Σάββατο 18 Ιουλίου 2015

On self love




I have a knack for selfies.

I mean, I can make my body and face look fantastic
by just striking the right pose (what works for me is leaning forward a bit and twisting my torso for the right angle, also having light directly above me in front of a mirror)

But the thing is, 

my body is not nearly as perfect as it looks in my selfies.

And that's ok.

I tend to put weight from the waist down and my hips have grown wider from childbearing, my breasts are the breasts of a middle-aged woman that has breastfed four babies (and loved it) and my mretabolism has acquired the pace of a snail ever since I hit 40.

And that's ok.

I never pretend I had the perfect body

Then why do I pose for selfies?

I'll tell you why.

The sparkly eyes pics you see and the cute poses that make you smile (or not) are my way of letting go. We hold so much resentment about our bodies emotionally. Posing for selfies, then picking up the best to put up is releasing resentment. I no longer resent my body for not looking perfect and a cute selfie is my way to do that. It's my way of getting rid of the fears and judgement ( from myself mostly, but from others as well) that I have about my body buried deep inside. It's feeling cute and pretty and letting that radiate to the world (proof of that is that when I dont feel well, no matter what pose I strike or how many pics I take from all possible ankles, I still look like shit)

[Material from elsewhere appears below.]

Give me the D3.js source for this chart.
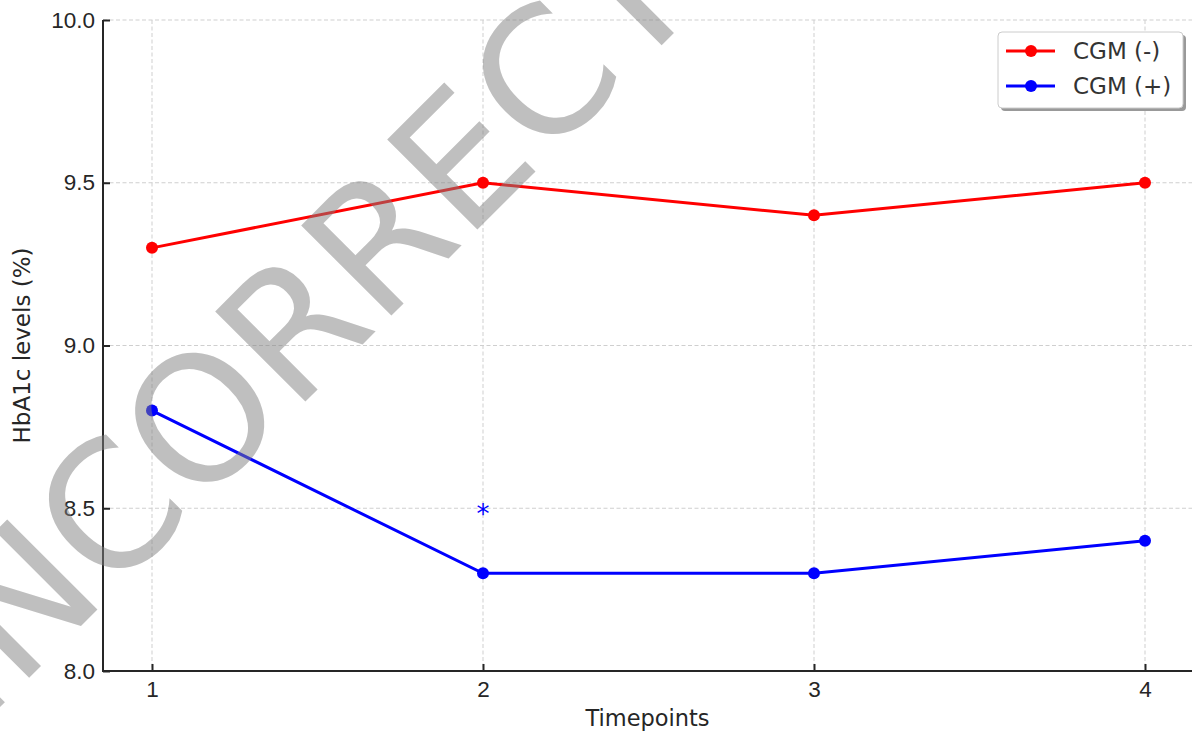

This is my way of self-love.

Maybe yours is different.

And that's ok.
For both of us, you and me.

The world thrives on diversity.

Another thing, too.
Yes, I do get positive comments and feedback when posing such pics-this is good, who doesnt like that?

But that's just the bonus.

The real thing, self fove, is never dependent on other people's opinion about our body ( anorexics are proof of that).

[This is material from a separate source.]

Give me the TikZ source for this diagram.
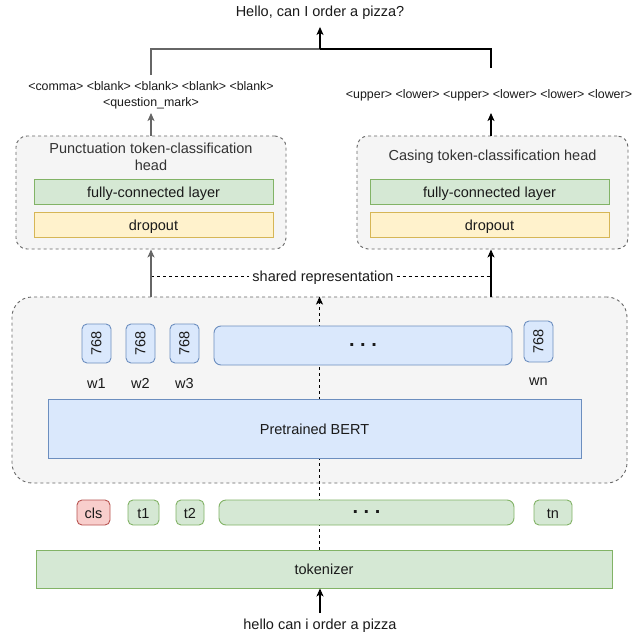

A beautiful self portrait is connecting to what I love about my body.

As I look cute in a pic, I learn to accept my feminine, sweet side.

As I pose for the camera, I learn to fearlessly express myself, not just through words, as most people do after a certain age, but through my body truth as well.

As I release tension for what I should look like, I release fear, frustration, sadness for not looking magazine-perfect. I learnt to surrender to what is AND love what is AND make the most of it through said selfies.

Can you think of a more perfect tool for self love?

It's accessible to everyone and this is one of my ways of feeling good about myself.

( My favorite, though, is lovemaking. When I open up to the one I love, to be filled by his love, strength and adoration of me and of what I am and give back the same. But that's another blogpost topic.)

Today is a beautiful day to feel beautiful.